Fin 2014, la dette grecque représentait 317 milliards d’euros, soit 176 % du PIB, contre 103 % en 2007. Cette dette résulte d’un triple aveuglement. D’abord, celui des marchés financiers, qui ont prêté à la Grèce, sans tenir compte du niveau insoutenable de ses déficits public et extérieur. Ensuite, l’aveuglement des classes dirigeantes et des gouvernements grecs, qui ont laissé se développer une croissance déséquilibrée, basée sur les bulles financières et immobilières, la corruption, la mauvaise gouvernance, la fraude et l’évasion fiscale. Enfin, l’aveuglement des institutions européennes qui, après le laxisme des années 2001-2007, ont imposé à la Grèce des programmes d’austérité écrasants et humiliants. Ceux-ci ont certes permis de réduire le déficit public, mais ils ont fait augmenter le ratio dette/PIB, en raison de la chute du PIB, qui est 25 % en dessous de son niveau de 2008. L’austérité a surtout plongé la Grèce dans la détresse économique et sociale, dont le taux de chômage supérieur à 25 %, et le taux de pauvreté de 36 %, sont de tristes illustrations.
Par Catherine Mathieu et Henri Sterdyniak, économistes atterrés
Peut-on imposer à la Grèce de continuer à respecter ses engagements européens, de réduire sa dette à 60 % du PIB en 20 ans ? La Grèce devrait verser chaque année 6 % de son PIB ; cette ponction déséquilibrerait son économie et empêcherait toute reprise.
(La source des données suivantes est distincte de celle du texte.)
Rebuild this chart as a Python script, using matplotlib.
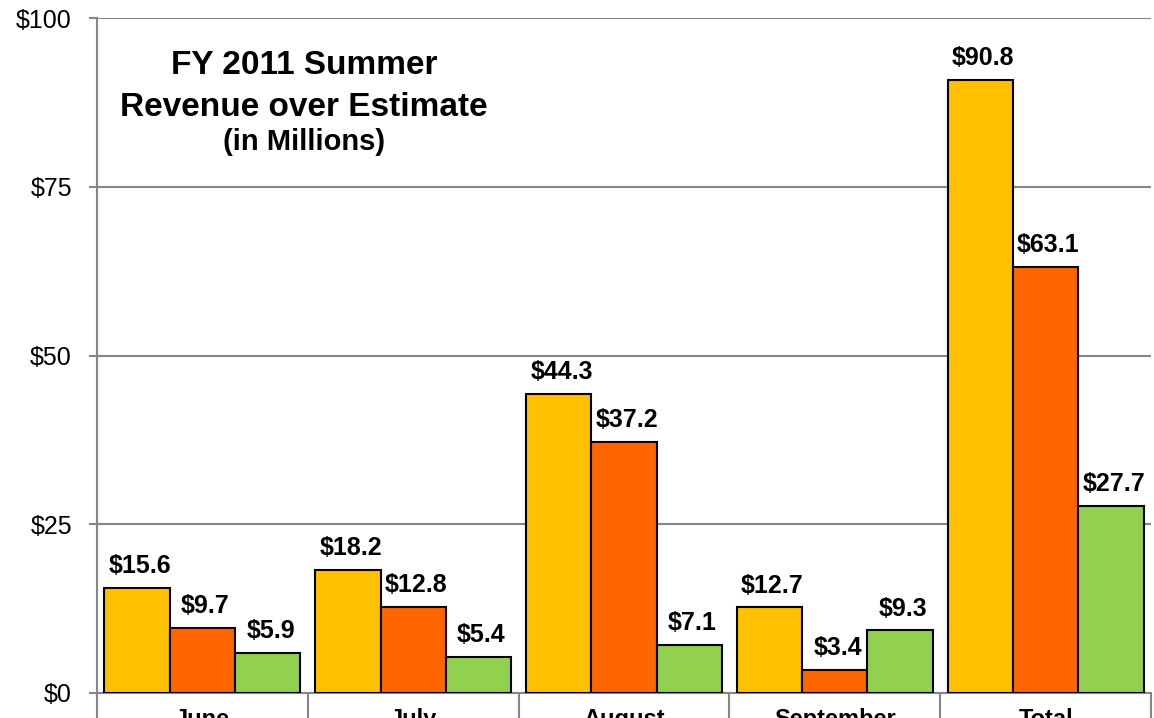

L’Europe ne peut demander au gouvernement grec de renoncer à son programme électoral pour mettre en œuvre la politique du gouvernement précédent, qui a échoué.
Le programme de Syriza comporte la reconstitution de la protection sociale, des services publics, d’un niveau de vie acceptable des retraités et salariés pauvres, mais aussi la réforme fiscale, la lutte contre la corruption, la recherche d’un nouveau mode de développement, basé sur le renouveau productif. C’est un chemin ambitieux, qui suppose de lutter contre l’avidité et l’inertie des classes dominantes et de mobiliser la société tout entière, mais c’est le seul porteur d’avenir.
L’Europe doit donner du temps au peuple grec, pour permettre au nouveau gouvernement de mettre en œuvre son programme de redressement social puis productif. Il faut rendre soutenable sa dette en la transformant en dette à très long terme, protégée de la spéculation. Cette dette pourrait être financée par des euro-obligations à des taux très faibles (0,5 % à 10 ans). Ainsi, les contribuables européens ne seront pas mis à contribution, et la charge de la dette grecque sera acceptable.
La France doit soutenir la proposition de Syriza d’une conférence européenne de la dette, car le cas grec ne fait qu’illustrer le dysfonctionnement de la zone. Pour sortir de la crise économique, sociale et politique, la zone euro doit effectuer une rupture franche : ne pas chercher à réduire la dette par l’austérité, mais par la mise en cause de la domination de la finance et par un renouveau productif axé sur la transition écologique.